Season 2 is moving along as you can all see in the 'Season 2 Big Fix' series of articles. With the recreation of the series comes the normal issue short running times. As I have said in the past when you have a 30 page script (one page is supposed to equal one minute of screen time) you always come up short. This sort of thing just happens (with amature stuff, I doubt it happens in real Hollywood productions).
With Season 2 I have noticed a trend that my 30 page scripts always seem to come in about 10 minutes short. That even included credits, intermissions, etc). In the original scripts I wrote there wasn't even an intermission but soon I realized that I would be coming up short so I would need to make some 'filler'.
When I began Season 3 I was fully aware of the issue so I made the script longer on purpose. At one point (right before the crash) I had episode 1 (of Season 3) about 99% complete and it looked like I was only coming up about a minute short.
Back to Season 2... Having an episode coming in at 20 minutes is not big deal if you are going to just cut it up and post it online. The problem is the running time on Fort Worth Public Access Television is 30 minutes... exactly. This means that there is 10 minutes I need to fill in each episode. This has required me to come up with additional scenes. These scenes have been shot anywhere from 6 months to 2 years after the initial six day shoot:
- Episode 1: Nathan and Chris try to write a book.
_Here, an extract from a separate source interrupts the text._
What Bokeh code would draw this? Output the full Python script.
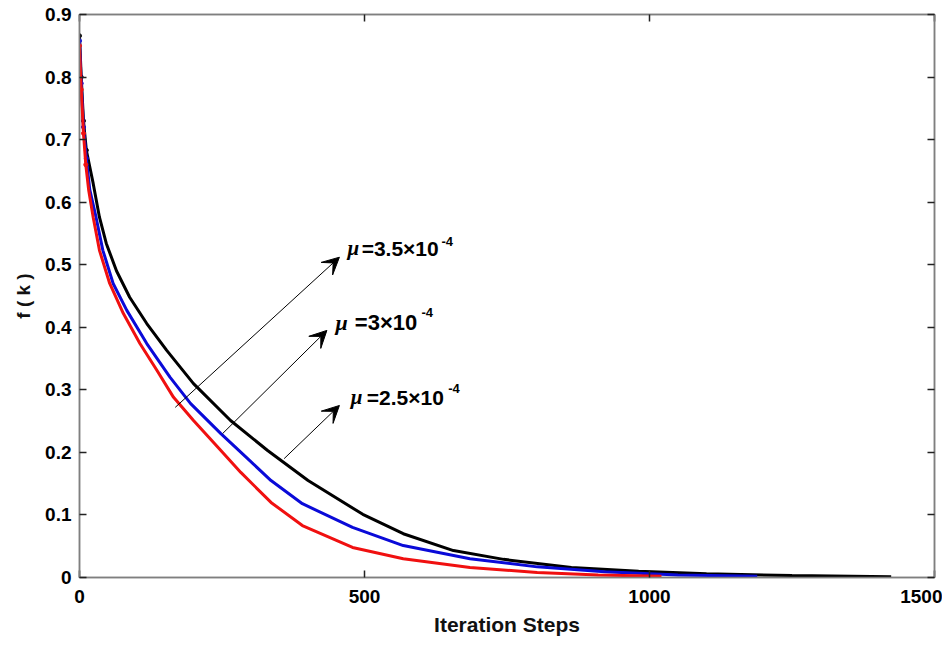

- Episode 1: Nathan and Chris find ways to make money.
- Episode 3: Chris fools Nathan about having 2 guitars.
- Episode ?: Nathan and Chris talk about the ring Brooklyn made him wear.
- Episode ?: Nathan gets his revenge on Brainbox Corp for firing him.
Even after the Paul Tygers scenes I will still need a lot more filler. The one tricky thing about filler is that it must fit into the overall storyline. You also need to make sure the scenes visually match the original. Nathan's hair needs to be short, Chris' goatee needs to be long, you need to make sure the camera is on 4:3, 60fps... all those little things that will stick out like a sore thumb if you goof it up.
One final note on that last paragraph. When we originally began to shoot it was my intention to make Season 2 look really good by using 24 frames per second and 16:9 wide screen. About three hours into shooting I noticed it was still set on 60 frames per second. I cringed at the goof but decided to carry on with the higher frame rate. It just makes the shots look more like video as opposed to that film look. I did fix this issue in Season 3.